Cuba durant la « période spéciale », bifurcation socio-écologique ?
Nos systèmes productifs minent, abattent, forent, détruisent, rejettent, déversent des quantités gigantesques de matière et d’énergie pour entretenir une course en avant de plus en plus éloignée du caractère satisfaisant des conditions de vie.

Les origines socio-économiques de cette pression matérielle insoutenable commencent à être bien établies. Ce ne sont pas n’importe quelles sociétés ni « l’humanité » qui ont ravagé les territoires et la biodiversité, pollué les sols et l’air, et qui maintenant provoquent une dérive climatique d’une rapidité inédite[1]. Ce que l’on observe, ce sont des dynamiques d’appropriation et d’exploitation de la nature (et de l’humain) à l’œuvre depuis les origines des capitalismes et indissociables de leur expansion[2]. La voie officiellement proposée de « verdir » des productions et des usages inchangés, au seul prisme des émissions de CO2 et du climat, peine à susciter l’entrain populaire.
Mais si l’on comprend les structures sociales du problème, celles des solutions sont encore largement sujettes à spéculation. À quoi ressembleraient des sociétés désirables en équilibre avec leur environnement ? Quelles structures sociales permettraient de diminuer l’assise énergétique et matérielle tout en garantissant des conditions de vie satisfaisantes ?

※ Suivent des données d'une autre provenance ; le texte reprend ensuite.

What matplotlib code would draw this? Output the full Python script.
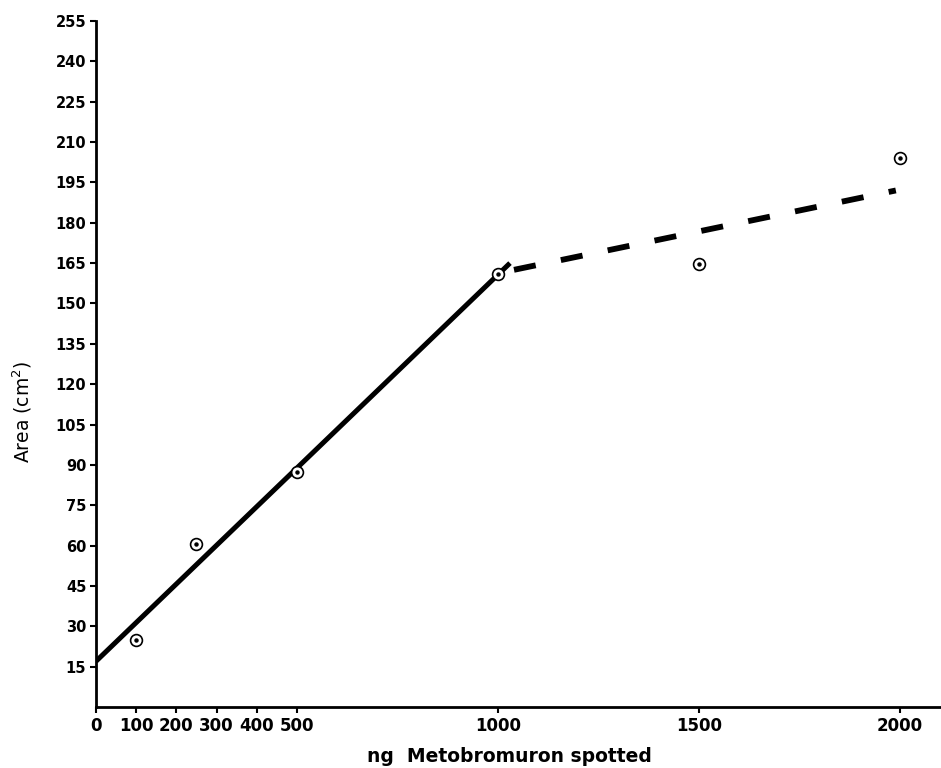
import matplotlib
matplotlib.use('Agg')
import matplotlib.pyplot as plt
import numpy as np

# data
amount = [100, 250, 500, 1000, 1500, 2000]     # ng spotted
area = [25, 60.5, 87.5, 161, 164.5, 204]        # cm2

fit_x = [0, 1030]
fit_y = [17, 165]
dash_x = [1040, 1990]
dash_y = [162.5, 192]

xticks = [0, 100, 200, 300, 400, 500, 1000, 1500, 2000]
yticks = list(range(15, 256, 15))

plt.rcParams['font.family'] = ['DejaVu Sans']

fig = plt.figure(figsize=(9.41, 7.68), dpi=100)
ax = fig.add_axes([0.102, 0.0794, 0.897, 0.8933])

ax.plot(fit_x, fit_y, color='black', lw=3.6, solid_capstyle='butt')
ax.plot(dash_x, dash_y, color='black', lw=4.2, dashes=(3.8, 4.4),
        dash_capstyle='butt')
ax.plot(amount, area, ls='none', marker='o', ms=8.5, mfc='white',
        mec='black', mew=1.2)
ax.plot(amount, area, ls='none', marker='o', ms=2.2, color='black')

ax.set_xlim(0, 2100)
ax.set_ylim(0, 255)
ax.set_xticks(xticks)
ax.set_yticks(yticks)
ax.set_xticklabels([str(v) for v in xticks], fontsize=12, fontweight='bold')
ax.set_yticklabels([str(v) for v in yticks], fontsize=10.5, fontweight='bold')

for s in ['top', 'right']:
    ax.spines[s].set_visible(False)
for s in ['left', 'bottom']:
    ax.spines[s].set_linewidth(2)
ax.tick_params(axis='both', direction='out', length=4, width=1.5, pad=3)

ax.set_xlabel('ng  Metobromuron spotted', fontsize=13.5, fontweight='bold')
ax.xaxis.set_label_coords(0.49, -0.058)
ax.set_ylabel('Area (cm$^2$)', fontsize=13.5)
ax.yaxis.set_label_coords(-0.074, 0.43)

fig.savefig('out.png', dpi=100)
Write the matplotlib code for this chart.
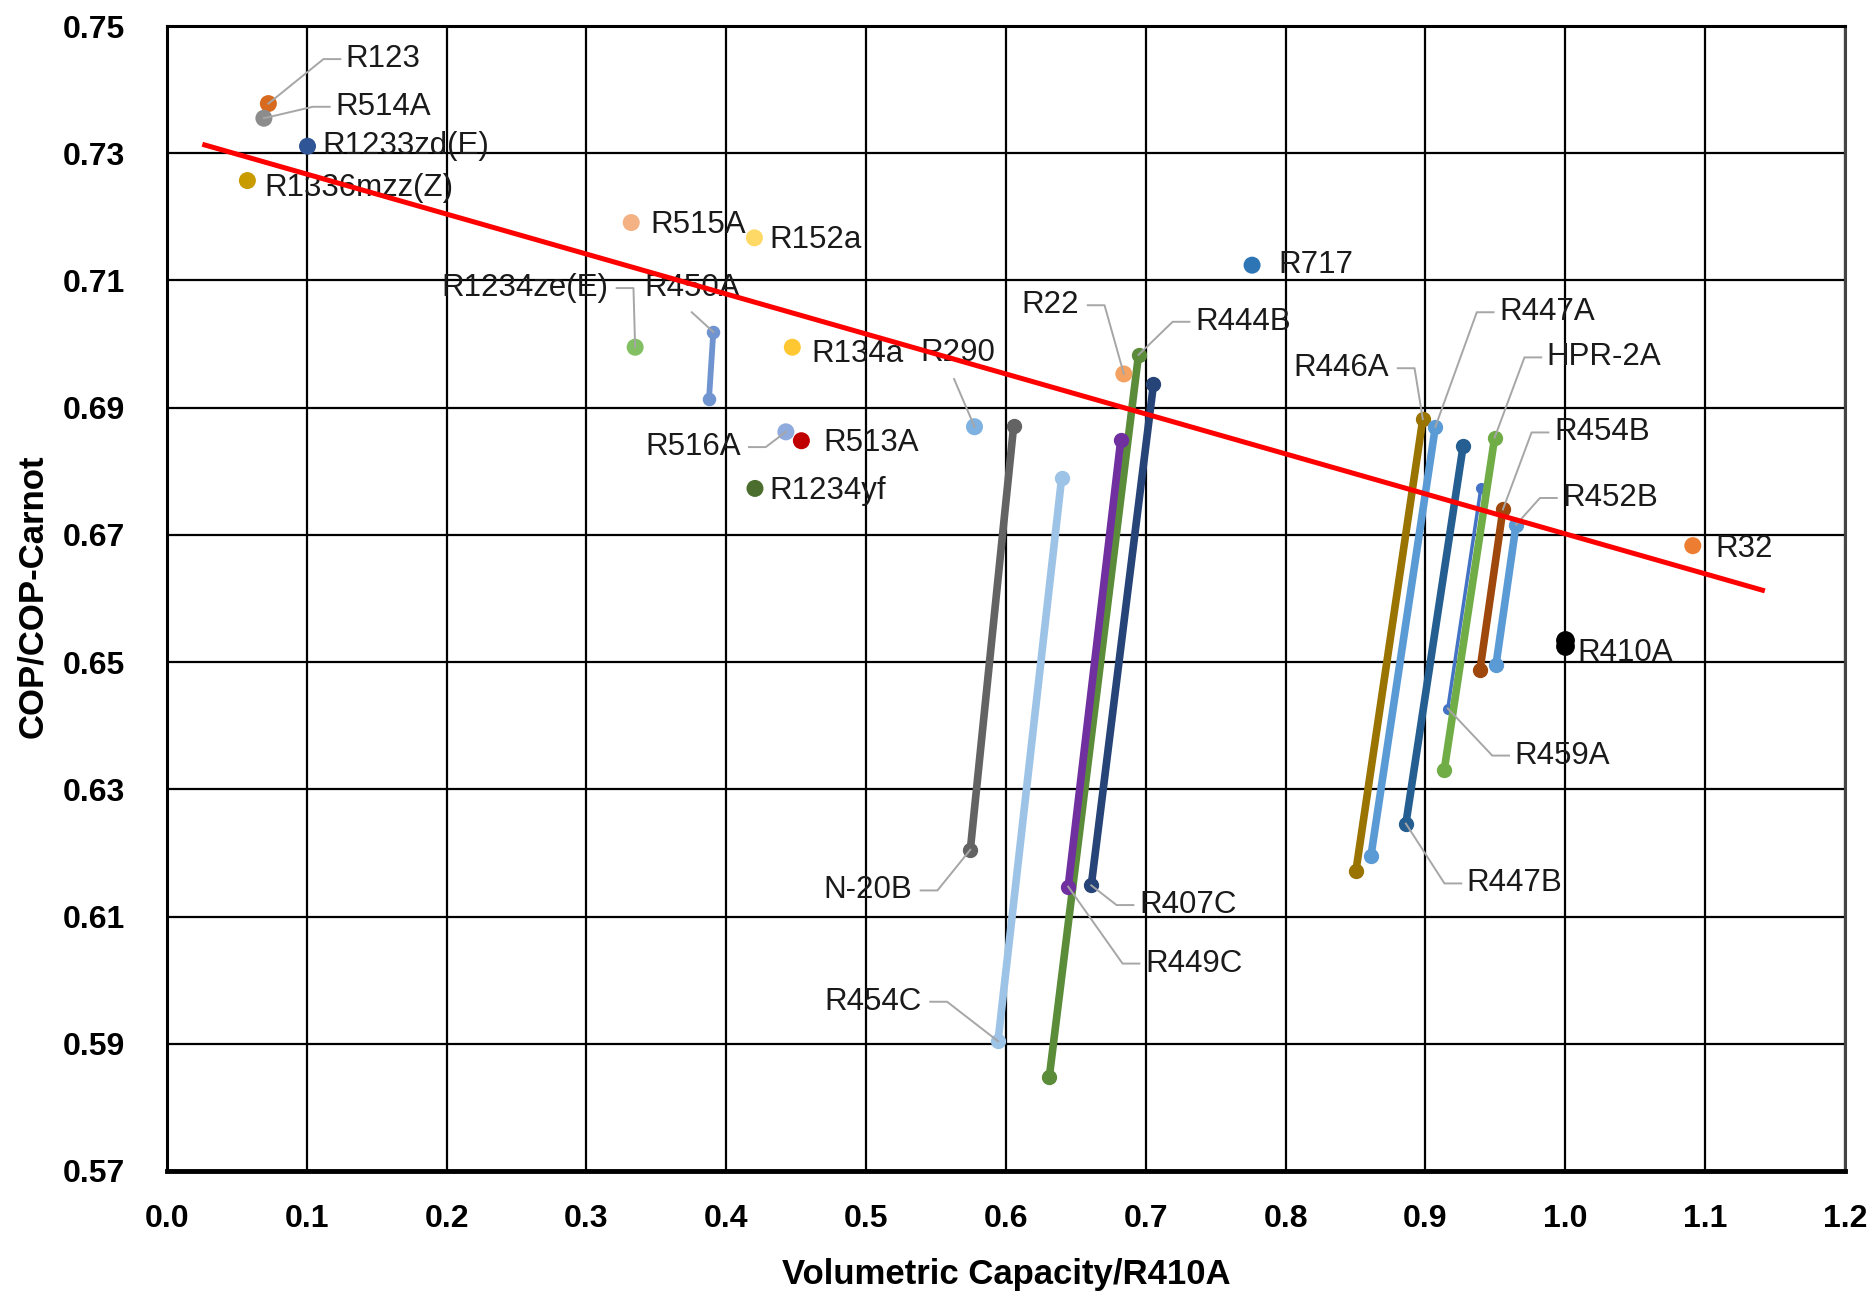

Des éléments de réponse à ce problème peuvent se trouver dans des expériences passées. On peut s’aider en regardant les transformations de sociétés qui ont réduit rapidement et fortement les flux d’énergie et de matière qui irriguent leur système de production tout en affichant une amélioration des conditions de vie. Bien sûr, dit ainsi, la situation paraît évidente : si de tels exemples parfaits étaient connus, le problème serait déjà réglé. De fait, ils n’existent pas encore. Mais on peut trouver des cas qui s’en approchent, qui présentent certains aspects et qui permettent d’observer des dynamiques imparfaites mais réelles.